-- START Data section --

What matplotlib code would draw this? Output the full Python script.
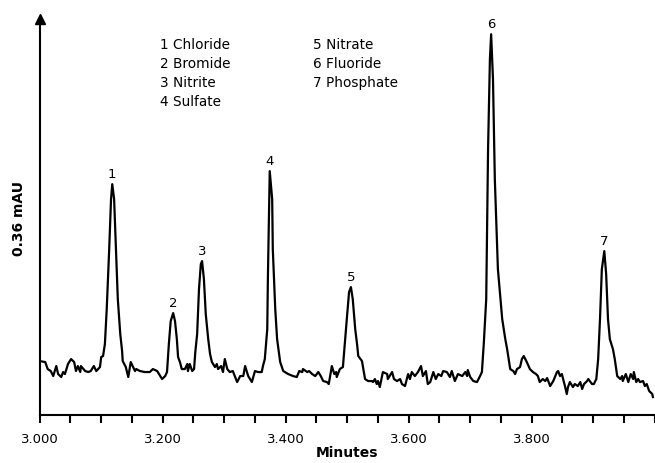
import numpy as np
import matplotlib.pyplot as plt
from matplotlib.ticker import MultipleLocator, FormatStrFormatter

# retention time (minutes) and detector signal (arbitrary units)
minutes = [
    3.000, 3.009, 3.013, 3.018, 3.022, 3.027, 3.030, 3.035, 3.038, 3.041,
    3.046, 3.051, 3.056, 3.059, 3.062, 3.066, 3.067, 3.074, 3.079, 3.083,
    3.088, 3.092, 3.098, 3.100, 3.103, 3.106, 3.109, 3.113, 3.116, 3.118,
    3.121, 3.124, 3.127, 3.131, 3.134, 3.135, 3.140, 3.144, 3.148, 3.155,
    3.157, 3.163, 3.171, 3.179, 3.184, 3.191, 3.196, 3.199, 3.204, 3.207,
    3.210, 3.213, 3.217, 3.220, 3.223, 3.225, 3.228, 3.231, 3.236, 3.240,
    3.241, 3.244, 3.248, 3.251, 3.253, 3.256, 3.259, 3.262, 3.264, 3.267,
    3.270, 3.274, 3.277, 3.280, 3.285, 3.288, 3.290, 3.295, 3.298, 3.301,
    3.305, 3.309, 3.314, 3.321, 3.326, 3.331, 3.334, 3.339, 3.345, 3.350,
    3.355, 3.361, 3.363, 3.366, 3.370, 3.371, 3.373, 3.374, 3.378, 3.379,
    3.383, 3.386, 3.391, 3.396, 3.404, 3.412, 3.418, 3.422, 3.427, 3.428,
    3.435, 3.438, 3.443, 3.448, 3.453, 3.457, 3.461, 3.467, 3.470, 3.475,
    3.479, 3.482, 3.483, 3.488, 3.493, 3.496, 3.500, 3.503, 3.506, 3.509,
    3.513, 3.516, 3.518, 3.524, 3.529, 3.534, 3.540, 3.542, 3.545, 3.548,
    3.550, 3.553, 3.558, 3.565, 3.566, 3.573, 3.576, 3.581, 3.586, 3.589,
    3.594, 3.599, 3.602, 3.605, 3.610, 3.615, 3.620, 3.623, 3.628, 3.631,
    3.635, 3.640, 3.644, 3.648, 3.653, 3.656, 3.662, 3.667, 3.670, 3.675,
    3.680, 3.687, 3.692, 3.695, 3.696, 3.700, 3.705, 3.711, 3.716, 3.719,
    3.722, 3.726, 3.729, 3.732, 3.734, 3.737, 3.740, 3.745, 3.752, 3.757,
    3.760, 3.765, 3.770, 3.773, 3.776, 3.781, 3.784, 3.787, 3.792, 3.797,
    3.802, 3.807, 3.810, 3.813, 3.818, 3.822, 3.825, 3.830, 3.835, 3.841,
    3.843, 3.846, 3.849, 3.854, 3.857, 3.859, 3.862, 3.867, 3.870, 3.875,
    3.879, 3.882, 3.885, 3.890, 3.892, 3.898, 3.901, 3.905, 3.908, 3.911,
    3.914, 3.918, 3.921, 3.924, 3.927, 3.932, 3.935, 3.939, 3.944, 3.947,
    3.948, 3.953, 3.957, 3.961, 3.965, 3.966, 3.970, 3.973, 3.976, 3.981,
    3.984, 3.987, 3.991, 3.996, 3.997,
]
signal = [
    54, 53, 46, 44, 39, 49, 41, 38, 43, 41,
    51, 56, 53, 44, 49, 43, 49, 44, 43, 44,
    49, 44, 48, 58, 59, 71, 106, 166, 216, 231,
    216, 166, 116, 81, 64, 54, 48, 38, 53, 44,
    46, 44, 43, 43, 46, 44, 39, 36, 39, 43,
    71, 94, 102, 94, 76, 58, 53, 46, 46, 51,
    44, 51, 44, 46, 63, 81, 126, 151, 154, 136,
    101, 76, 61, 53, 48, 51, 46, 49, 43, 56,
    46, 43, 44, 33, 39, 39, 49, 39, 33, 44,
    43, 43, 49, 56, 86, 136, 206, 244, 216, 166,
    106, 76, 53, 44, 41, 39, 38, 44, 43, 46,
    43, 44, 41, 39, 43, 39, 34, 33, 31, 49,
    41, 43, 38, 46, 48, 71, 101, 123, 128, 116,
    86, 71, 59, 54, 36, 34, 34, 33, 36, 31,
    34, 28, 43, 41, 36, 43, 36, 34, 36, 31,
    29, 41, 36, 43, 39, 43, 49, 39, 44, 31,
    33, 43, 36, 41, 39, 44, 43, 38, 44, 34,
    41, 39, 43, 39, 45, 38, 34, 33, 39, 43,
    71, 116, 266, 356, 381, 336, 236, 146, 96, 76,
    66, 46, 44, 41, 46, 48, 56, 59, 53, 46,
    43, 41, 39, 33, 36, 34, 37, 29, 34, 43,
    44, 39, 41, 29, 21, 28, 33, 28, 31, 29,
    33, 26, 31, 34, 36, 31, 31, 36, 56, 96,
    146, 164, 141, 96, 76, 66, 56, 39, 36, 39,
    34, 41, 33, 41, 36, 43, 33, 36, 33, 34,
    29, 31, 24, 21, 18,
]

peak_numbers = ["1", "2", "3", "4", "5", "6", "7"]
peak_times = [3.118, 3.217, 3.264, 3.374, 3.506, 3.734, 3.918]
peak_heights = [231, 102, 154, 244, 128, 381, 164]
compounds = ["Chloride", "Bromide", "Nitrite", "Sulfate",
             "Nitrate", "Fluoride", "Phosphate"]

fig = plt.figure(figsize=(6.55, 4.64), dpi=100)
ax = fig.add_axes([0.0606, 0.1034, 0.939, 0.853])

ax.plot(minutes, signal, color="black", lw=1.6)

ax.set_xlim(3.0, 4.0)
ax.set_ylim(0, 396)

for side in ["top", "right"]:
    ax.spines[side].set_visible(False)
for side in ["left", "bottom"]:
    ax.spines[side].set_linewidth(1.5)

# arrow head on the y axis
ax.plot(0, 1, marker="^", color="black", markersize=7,
        transform=ax.transAxes, clip_on=False)

ax.set_yticks([])
ax.xaxis.set_major_locator(MultipleLocator(0.2))
ax.xaxis.set_minor_locator(MultipleLocator(0.05))
ax.xaxis.set_major_formatter(FormatStrFormatter("%.3f"))
ax.set_xticks([3.0, 3.2, 3.4, 3.6, 3.8])
ax.tick_params(axis="x", which="both", direction="out", length=6, width=1.5,
               labelsize=9.5, pad=6)

ax.set_xlabel("Minutes", fontsize=10, fontweight="bold", labelpad=0)
ax.set_ylabel("0.36 mAU", fontsize=10, fontweight="bold", labelpad=10)

for num, t, h in zip(peak_numbers, peak_times, peak_heights):
    ax.annotate(num, (t, h), xytext=(0, 3), textcoords="offset points",
                ha="center", va="bottom", fontsize=9.5)

# compound list in two columns
for i, (num, name) in enumerate(zip(peak_numbers, compounds)):
    col, row = divmod(i, 4)
    ax.text(0.196 + 0.248 * col, 0.937 - 0.048 * row, f"{num} {name}",
            transform=ax.transAxes, ha="left", va="center", fontsize=9.8)

fig.savefig("out.png", dpi=100)
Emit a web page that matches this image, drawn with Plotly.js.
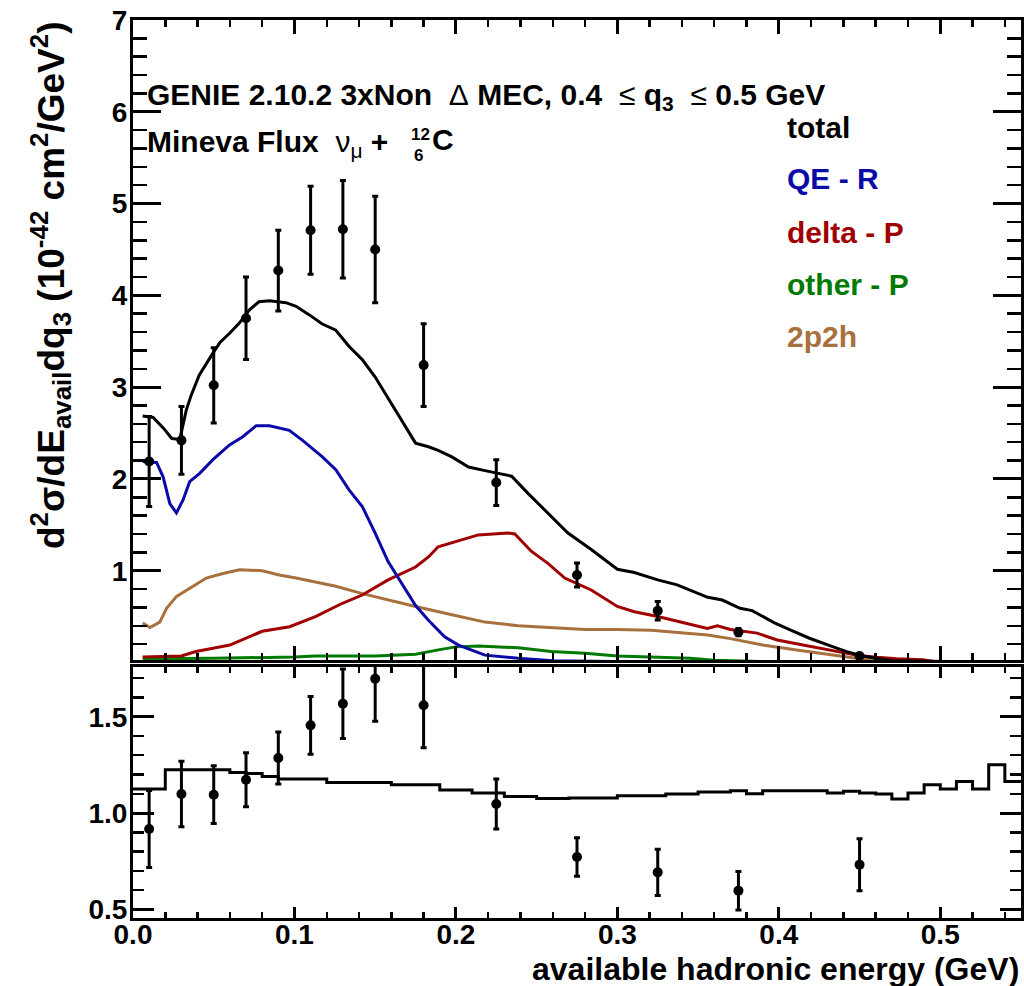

-- END Data section --

- Given instruction -
Each line above that includes "this" should be shown.

- Solution -
What matplotlib code would draw this? Output the full Python script.
Emit a web page that matches this image, drawn with Plotly.js.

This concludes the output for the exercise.